We continue our rounds downtown in this way—a tour of art and life. A couple cozy hole-in-the-walls with rough-looking locals. And then an over-the-top classy place for wealthy tourists, the walls and fixtures sparkling with brass and mirrors. A final stop to a smoky room filled with people on the edge of youth, save for the old timers sitting at the bar itself, all of them deep in their glasses. As soon as we sit down—me just a little off to the side of Thor and my mom, who have just entered into some kind of quiet quarrel—one of the men on the dance floor releases a woman at the end of a song and asks me to dance. “Don’t worry. I’ll keep my hands to myself,” he says. I refuse—and then accept. What’s the harm? He’s seen the ring; he’s made a fair promise. But he does not keep it, so I walk away before the dance is over. “What’s your story?” he shouts after me. Mom and Thor turn from each other as I sit down.
“I should have known better.” I can feel my face burning. Thor laughs and orders me yet another glass of wine. I watch from my seat as the man captures a sad-eyed redhead, then, and spins away into the music. I am more than a little drunk, I realize. I’ve never done too well with alcohol.
When our drinks come, my mother and Thor get up to dance and I drift, trancelike, into memory. Nome. 1979. My mother beautiful in a short gold cocktail dress that she sewed herself for her role in the local theater—an adaptation of Bogart’s Casablanca. I remember she bought the thing I had been coveting for months from one of the gift shops in town, one of the few places to view and desire objects for purchase: a delicate miniature gramophone music box made of dark wood that played “As T
ime Goes By” at the lift of a tiny brass lever. She gave it to one of the men in the play as a flirtation. This, too, a pattern with us.
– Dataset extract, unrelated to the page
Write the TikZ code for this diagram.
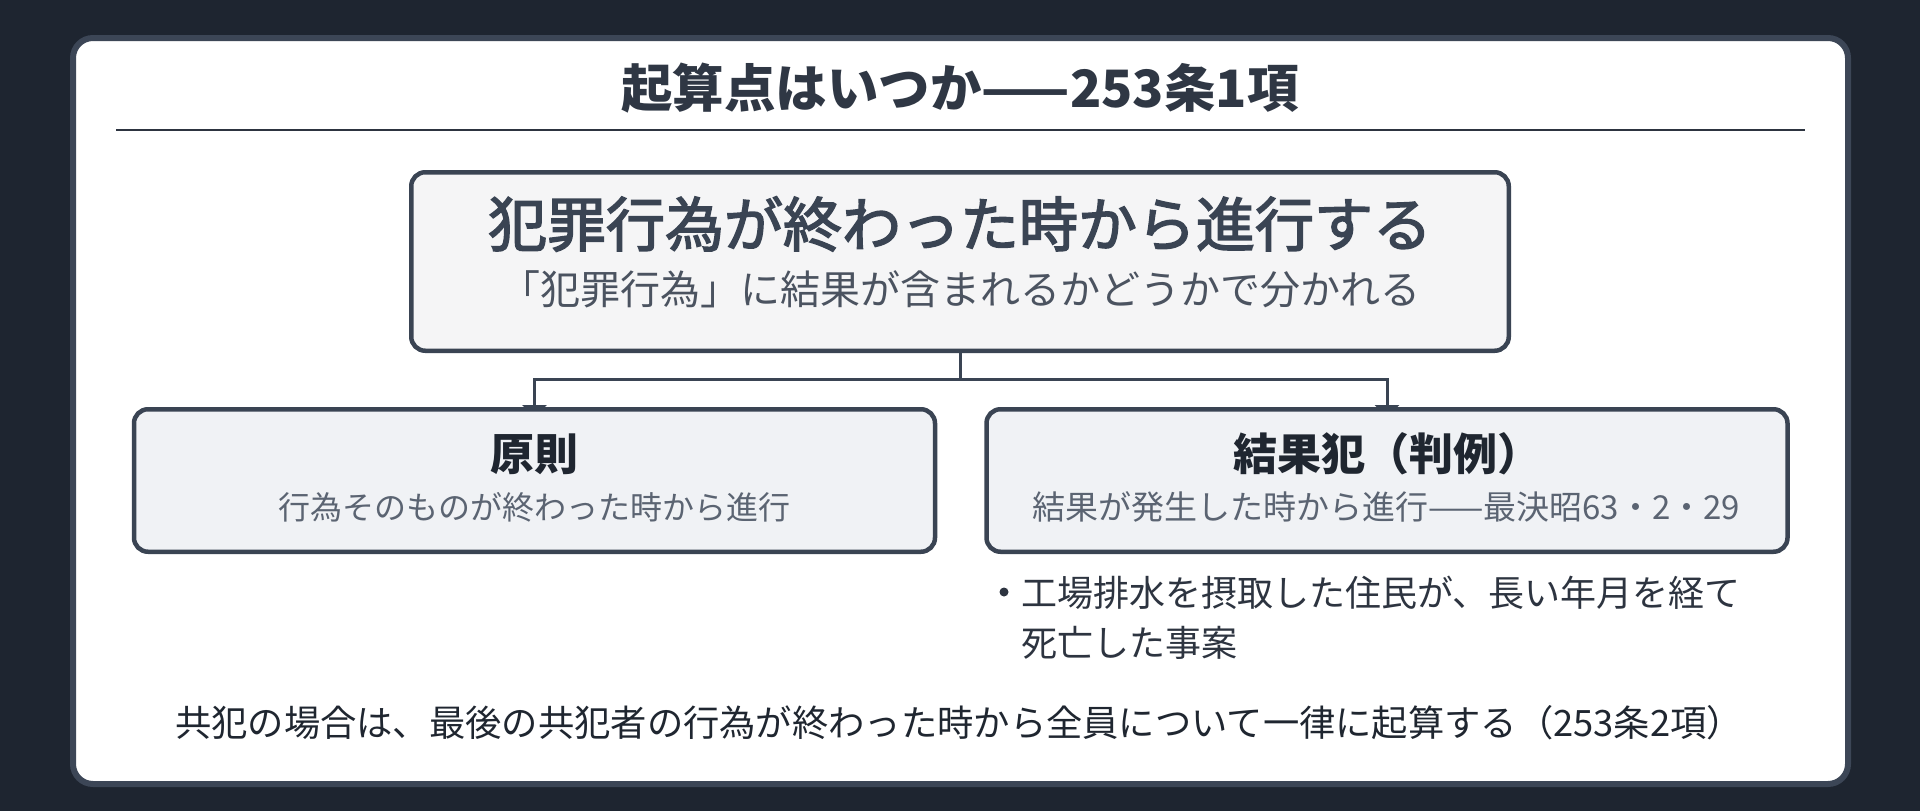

On the way home from this last bar, I stumble, dizzy, and fall over onto concrete. I see my mother leaning over me in a gold dress—but it is just a bit of light behind her in the darkness. A flickering streetlamp, or a ghost.
What’s your story?
No story.
That would be the Zen answer—wouldn’t it?
Sunday, August 15
Koun calls while out doing takuhatsu. He is on his onsen break at the end of his day of alms rounds, and we just have these few moments that he has saved by taking his bath more quickly than the others. How lucky that I am home in time for the call. I can hear the exhaustion in his voice, imagine those rope sandals cutting into his feet, those robes bound around his body gathering heat all day long. He tells me about the day’s frustrations: “Jisen-san gave us extremely complex instructions about going to Fukuoka and calling some monk and so forth. It was impossible to get right. And Aigo-san is driving the other monks crazy. They’ve begun mimicking him in Japanese—even when he’s in the room. He hasn’t quite figured it out yet. ‘That is not the way Dogen washes laundry. That is not how Dogen picks his nose.’ It’s comical, in a way, but there’s real tension beneath it.” He sighs. “How is it going there?”